### Data rows

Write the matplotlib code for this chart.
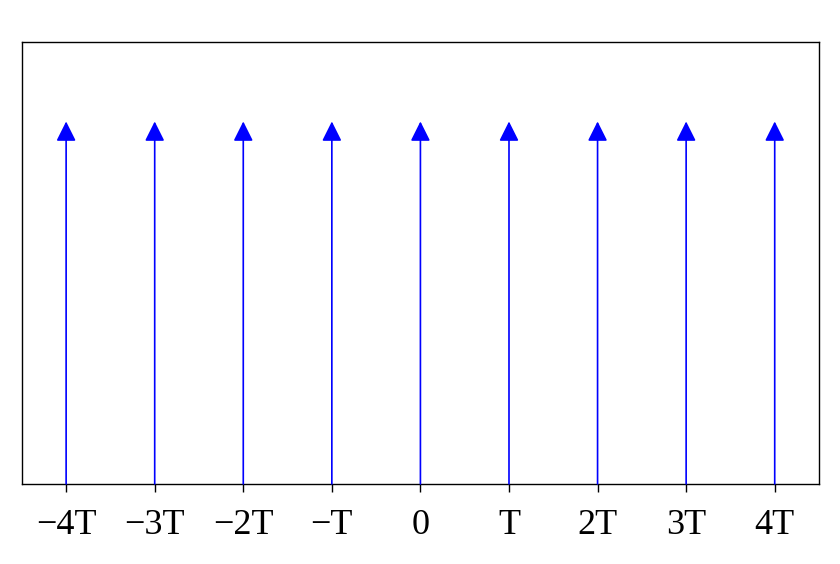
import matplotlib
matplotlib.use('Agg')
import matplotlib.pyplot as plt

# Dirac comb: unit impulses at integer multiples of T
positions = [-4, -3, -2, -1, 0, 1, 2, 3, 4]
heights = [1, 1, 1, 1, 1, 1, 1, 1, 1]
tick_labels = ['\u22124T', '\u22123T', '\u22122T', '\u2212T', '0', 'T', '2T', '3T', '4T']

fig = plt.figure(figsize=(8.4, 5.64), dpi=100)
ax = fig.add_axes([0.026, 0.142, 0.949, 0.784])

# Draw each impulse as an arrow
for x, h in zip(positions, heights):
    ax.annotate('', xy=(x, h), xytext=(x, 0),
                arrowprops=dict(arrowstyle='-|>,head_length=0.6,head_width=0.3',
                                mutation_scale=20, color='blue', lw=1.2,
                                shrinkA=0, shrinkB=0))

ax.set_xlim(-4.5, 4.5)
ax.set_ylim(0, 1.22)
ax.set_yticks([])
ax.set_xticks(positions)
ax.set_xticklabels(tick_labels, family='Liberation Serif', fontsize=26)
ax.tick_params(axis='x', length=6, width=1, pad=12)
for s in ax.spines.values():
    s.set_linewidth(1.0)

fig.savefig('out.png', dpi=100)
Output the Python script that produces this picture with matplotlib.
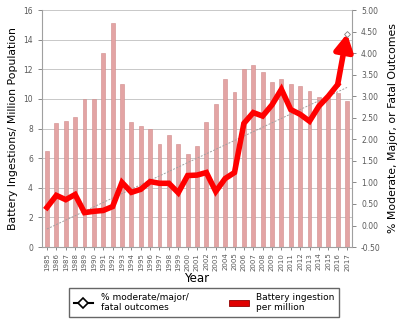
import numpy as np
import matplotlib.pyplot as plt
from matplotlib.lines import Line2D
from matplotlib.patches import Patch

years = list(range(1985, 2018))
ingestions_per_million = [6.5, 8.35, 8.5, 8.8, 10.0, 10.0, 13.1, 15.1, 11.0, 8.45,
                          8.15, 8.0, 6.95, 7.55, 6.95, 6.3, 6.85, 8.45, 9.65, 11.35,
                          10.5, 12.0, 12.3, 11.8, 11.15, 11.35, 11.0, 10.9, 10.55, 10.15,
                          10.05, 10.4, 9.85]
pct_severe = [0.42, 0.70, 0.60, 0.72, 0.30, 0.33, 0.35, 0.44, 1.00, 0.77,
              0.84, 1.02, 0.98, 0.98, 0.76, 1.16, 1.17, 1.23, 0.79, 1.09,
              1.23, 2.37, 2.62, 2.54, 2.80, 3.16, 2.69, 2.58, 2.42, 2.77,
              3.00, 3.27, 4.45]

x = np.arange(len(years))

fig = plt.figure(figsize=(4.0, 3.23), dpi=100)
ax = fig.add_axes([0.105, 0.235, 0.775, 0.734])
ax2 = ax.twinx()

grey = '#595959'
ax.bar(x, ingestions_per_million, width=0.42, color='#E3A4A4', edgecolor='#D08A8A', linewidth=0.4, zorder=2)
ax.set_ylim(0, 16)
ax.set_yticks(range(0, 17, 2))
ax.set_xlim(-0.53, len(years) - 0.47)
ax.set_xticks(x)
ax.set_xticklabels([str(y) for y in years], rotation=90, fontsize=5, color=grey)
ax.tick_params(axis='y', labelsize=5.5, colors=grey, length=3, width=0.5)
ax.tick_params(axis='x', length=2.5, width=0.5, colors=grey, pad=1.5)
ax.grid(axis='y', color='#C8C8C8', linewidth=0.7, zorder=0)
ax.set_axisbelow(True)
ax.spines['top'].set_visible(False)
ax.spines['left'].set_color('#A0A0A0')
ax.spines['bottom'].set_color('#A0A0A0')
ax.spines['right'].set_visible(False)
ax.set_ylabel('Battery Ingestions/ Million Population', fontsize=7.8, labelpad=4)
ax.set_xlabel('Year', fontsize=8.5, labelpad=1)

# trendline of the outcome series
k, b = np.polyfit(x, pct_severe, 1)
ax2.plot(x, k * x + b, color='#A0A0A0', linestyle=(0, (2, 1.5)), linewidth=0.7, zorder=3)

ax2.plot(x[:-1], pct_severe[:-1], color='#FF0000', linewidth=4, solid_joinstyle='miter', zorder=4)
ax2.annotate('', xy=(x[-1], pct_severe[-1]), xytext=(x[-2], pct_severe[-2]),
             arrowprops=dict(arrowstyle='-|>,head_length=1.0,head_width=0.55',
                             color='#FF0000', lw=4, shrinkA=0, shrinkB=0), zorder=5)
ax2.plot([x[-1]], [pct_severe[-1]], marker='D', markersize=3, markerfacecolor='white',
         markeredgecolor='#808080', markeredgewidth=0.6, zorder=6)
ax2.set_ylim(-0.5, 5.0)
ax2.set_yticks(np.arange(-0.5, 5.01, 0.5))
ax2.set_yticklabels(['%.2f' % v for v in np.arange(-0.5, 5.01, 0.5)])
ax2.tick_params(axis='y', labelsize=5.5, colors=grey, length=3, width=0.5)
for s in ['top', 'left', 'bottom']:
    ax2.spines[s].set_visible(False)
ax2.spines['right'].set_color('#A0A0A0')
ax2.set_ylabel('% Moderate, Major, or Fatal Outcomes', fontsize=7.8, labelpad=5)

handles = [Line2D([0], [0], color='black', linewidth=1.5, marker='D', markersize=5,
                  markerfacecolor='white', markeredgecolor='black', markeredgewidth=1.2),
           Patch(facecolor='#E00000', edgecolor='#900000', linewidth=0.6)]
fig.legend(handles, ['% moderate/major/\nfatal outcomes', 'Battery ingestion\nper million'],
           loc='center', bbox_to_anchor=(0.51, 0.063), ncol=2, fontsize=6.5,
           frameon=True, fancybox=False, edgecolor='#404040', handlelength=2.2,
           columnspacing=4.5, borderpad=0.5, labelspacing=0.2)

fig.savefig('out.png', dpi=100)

######

Pictures are not part of the copy. Write out only the lines from the one containing "Output the Python" through the one containing "ax.set_xlabel('Year', fontsize=8.5, labelpad=1)", exactly as they stand, both included.

Output the Python script that produces this picture with matplotlib.
import numpy as np
import matplotlib.pyplot as plt
from matplotlib.lines import Line2D
from matplotlib.patches import Patch

years = list(range(1985, 2018))
ingestions_per_million = [6.5, 8.35, 8.5, 8.8, 10.0, 10.0, 13.1, 15.1, 11.0, 8.45,
                          8.15, 8.0, 6.95, 7.55, 6.95, 6.3, 6.85, 8.45, 9.65, 11.35,
                          10.5, 12.0, 12.3, 11.8, 11.15, 11.35, 11.0, 10.9, 10.55, 10.15,
                          10.05, 10.4, 9.85]
pct_severe = [0.42, 0.70, 0.60, 0.72, 0.30, 0.33, 0.35, 0.44, 1.00, 0.77,
              0.84, 1.02, 0.98, 0.98, 0.76, 1.16, 1.17, 1.23, 0.79, 1.09,
              1.23, 2.37, 2.62, 2.54, 2.80, 3.16, 2.69, 2.58, 2.42, 2.77,
              3.00, 3.27, 4.45]

x = np.arange(len(years))

fig = plt.figure(figsize=(4.0, 3.23), dpi=100)
ax = fig.add_axes([0.105, 0.235, 0.775, 0.734])
ax2 = ax.twinx()

grey = '#595959'
ax.bar(x, ingestions_per_million, width=0.42, color='#E3A4A4', edgecolor='#D08A8A', linewidth=0.4, zorder=2)
ax.set_ylim(0, 16)
ax.set_yticks(range(0, 17, 2))
ax.set_xlim(-0.53, len(years) - 0.47)
ax.set_xticks(x)
ax.set_xticklabels([str(y) for y in years], rotation=90, fontsize=5, color=grey)
ax.tick_params(axis='y', labelsize=5.5, colors=grey, length=3, width=0.5)
ax.tick_params(axis='x', length=2.5, width=0.5, colors=grey, pad=1.5)
ax.grid(axis='y', color='#C8C8C8', linewidth=0.7, zorder=0)
ax.set_axisbelow(True)
ax.spines['top'].set_visible(False)
ax.spines['left'].set_color('#A0A0A0')
ax.spines['bottom'].set_color('#A0A0A0')
ax.spines['right'].set_visible(False)
ax.set_ylabel('Battery Ingestions/ Million Population', fontsize=7.8, labelpad=4)
ax.set_xlabel('Year', fontsize=8.5, labelpad=1)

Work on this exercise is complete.